──────── Information supplied
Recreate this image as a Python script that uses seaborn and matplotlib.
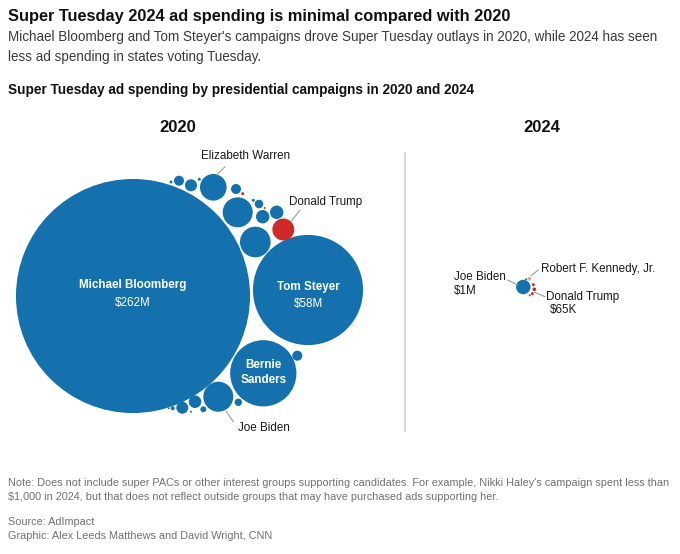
import matplotlib
matplotlib.use("Agg")
import matplotlib.pyplot as plt
import seaborn as sns
import pandas as pd
import numpy as np

# ---------------- data (ad spending, $ millions) ----------------
cands_2020 = ["Michael Bloomberg", "Tom Steyer", "Bernie Sanders", "Elizabeth Warren",
              "Joe Biden", "Donald Trump", "Other A", "Other B", "Other C", "Other D",
              "Other E", "Other F", "Other G", "Other H", "Other I", "Other J", "Other K",
              "Other L", "Other M", "Other N", "Other O", "Other P", "Other Q", "Other R",
              "Other S", "Other T", "Other U", "Other V"]
spend_2020 = [262, 58, 21, 3.4, 4.3, 2.3, 4.3, 4.5, 0.69, 0.48, 0.043, 0.043, 0.48,
              0.043, 0.043, 0.35, 0.019, 0.86, 0.86, 0.019, 0.48, 0.26, 0.76, 0.69,
              0.17, 0.077, 0.019, 0.019]
party_2020 = ["D", "D", "D", "D", "D", "R", "D", "D", "D", "D", "D", "D", "D", "R",
              "D", "D", "R", "D", "D", "R", "D", "D", "D", "D", "D", "D", "D", "D"]

cands_2024 = ["Joe Biden", "Robert F. Kennedy, Jr.", "Donald Trump", "Other R1",
              "Other R2", "Other R3", "Other D1"]
spend_2024 = [1.0, 0.077, 0.065, 0.043, 0.043, 0.019, 0.019]
party_2024 = ["D", "I", "R", "R", "R", "R", "D"]

# ---------------- layout (packed circle centres, canvas pixels) ----------------
pos_x_2020 = [133, 308, 263.3, 213.3, 218.3, 283.3, 237.7, 255.3, 191, 179, 171, 199.3,
              236, 242.7, 253.3, 259, 264.7, 262.7, 276.7, 294.3, 297.3, 238.3, 195,
              182.3, 203.3, 172.7, 168.7, 191]
pos_y_2020 = [296, 290, 373.3, 187.3, 396.7, 229.5, 212.3, 242, 185.3, 180.7, 182, 179.3,
              189, 193.7, 200.3, 204, 208, 216.7, 212.3, 239, 355.7, 402.3, 401.7,
              407.7, 409.3, 408.3, 408.3, 411.7]
pos_x_2024 = [523.3, 529.3, 534.3, 533.3, 532.3, 529.7, 526]
pos_y_2024 = [287, 278.7, 289.3, 284.7, 293.7, 295.3, 279.3]

df = pd.DataFrame({
    "candidate": cands_2020 + cands_2024,
    "spend": spend_2020 + spend_2024,
    "party": party_2020 + party_2024,
    "x": pos_x_2020 + pos_x_2024,
    "y": pos_y_2020 + pos_y_2024,
})

BLUE = "#1471ad"
RED = "#cf2a2a"
TAN = "#d7b77c"
palette = {"D": BLUE, "R": RED, "I": TAN}

sns.set_style("white")
plt.rcParams["font.family"] = ["Liberation Sans", "DejaVu Sans"]

W, H = 680, 554
fig = plt.figure(figsize=(W / 100, H / 100), dpi=100)
ax = fig.add_axes([0, 0, 1, 1])

# circle radius (px) = K * sqrt($M); marker area in pt^2 = (2 r * 0.72)^2
K = 7.23
max_val = max(spend_2020)
s_max = (2 * K * np.sqrt(max_val) * 0.72) ** 2
sns.scatterplot(data=df, x="x", y="y", size="spend", sizes=(0, s_max),
                size_norm=(0, max_val), hue="party", palette=palette,
                linewidth=0, legend=False, ax=ax, alpha=1)

ax.set_xlim(0, W)
ax.set_ylim(H, 0)
ax.axis("off")

# ---------------- texts ----------------
ax.text(8, 20.7, "Super Tuesday 2024 ad spending is minimal compared with 2020",
        fontsize=11.8, fontweight="bold", color="#111111", va="baseline")
ax.text(8, 41.5, "Michael Bloomberg and Tom Steyer's campaigns drove Super Tuesday outlays in 2020, while 2024 has seen",
        fontsize=9.75, color="#3a3a3a", va="baseline")
ax.text(8, 61.2, "less ad spending in states voting Tuesday.",
        fontsize=9.75, color="#3a3a3a", va="baseline")
ax.text(8, 94.3, "Super Tuesday ad spending by presidential campaigns in 2020 and 2024",
        fontsize=9.85, fontweight="bold", color="#111111", va="baseline")

ax.text(178, 132, "2020", fontsize=12, fontweight="bold", color="#111111",
        ha="center", va="baseline")
ax.text(542, 132, "2024", fontsize=12, fontweight="bold", color="#111111",
        ha="center", va="baseline")

ax.plot([405, 405], [153, 431], color="#cfcfcf", lw=1.2)

# inside labels
def inside(i, lines, ys, bold):
    for t, yy, b in zip(lines, ys, bold):
        ax.text(pos_x_2020[i], yy, t, fontsize=8.4, color="white",
                fontweight="bold" if b else "normal", ha="center", va="baseline")

inside(0, ["Michael Bloomberg", f"${spend_2020[0]:.0f}M"], [288.3, 305.7], [True, False])
inside(1, ["Tom Steyer", f"${spend_2020[1]:.0f}M"], [290, 306.7], [True, False])
inside(2, ["Bernie", "Sanders"], [368.3, 382.7], [True, True])

LC = "#9a9a9a"
TC = "#1a1a1a"
LF = 8.4
# 2020 outside labels
ax.plot([216.7, 225], [175, 166.7], color=LC, lw=0.8)
ax.text(246, 159.3, "Elizabeth Warren", fontsize=LF, color=TC, ha="center", va="baseline")
ax.plot([291.7, 300], [220.7, 210], color=LC, lw=0.8)
ax.text(289.3, 205, "Donald Trump", fontsize=LF, color=TC, va="baseline")
ax.plot([226, 233.3], [411, 421.7], color=LC, lw=0.8)
ax.text(238.3, 431, "Joe Biden", fontsize=LF, color=TC, va="baseline")

# 2024 outside labels
ax.plot([507.7, 517.7], [280, 285], color=LC, lw=0.8)
ax.text(454, 280, "Joe Biden", fontsize=LF, color=TC, va="baseline")
ax.text(454, 294, "$1M", fontsize=LF, color=TC, va="baseline")
ax.plot([531, 538.3], [275.7, 270], color=LC, lw=0.8)
ax.text(541, 272.3, "Robert F. Kennedy, Jr.", fontsize=LF, color=TC, va="baseline")
ax.plot([534.3, 545], [292.3, 296.7], color=LC, lw=0.8)
ax.text(546, 300, "Donald Trump", fontsize=LF, color=TC, va="baseline")
ax.text(550, 313.3, "$65K", fontsize=LF, color=TC, va="baseline")

NC = "#707070"
NF = 7.8
ax.text(8, 486, "Note: Does not include super PACs or other interest groups supporting candidates. For example, Nikki Haley's campaign spent less than",
        fontsize=NF, color=NC, va="baseline")
ax.text(8, 499.5, "$1,000 in 2024, but that does not reflect outside groups that may have purchased ads supporting her.",
        fontsize=NF, color=NC, va="baseline")
ax.text(8, 525, "Source: AdImpact", fontsize=NF, color=NC, va="baseline")
ax.text(8, 539.3, "Graphic: Alex Leeds Matthews and David Wright, CNN", fontsize=NF, color=NC,
        va="baseline")

fig.savefig("out.png", dpi=100, facecolor="white")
────────────────
[Required task]:
Repeat, word for word and with no pictures, only the lines running from the beginning of the data to the line that contains "import numpy as np".

[Result]:
Recreate this image as a Python script that uses seaborn and matplotlib.
import matplotlib
matplotlib.use("Agg")
import matplotlib.pyplot as plt
import seaborn as sns
import pandas as pd
import numpy as np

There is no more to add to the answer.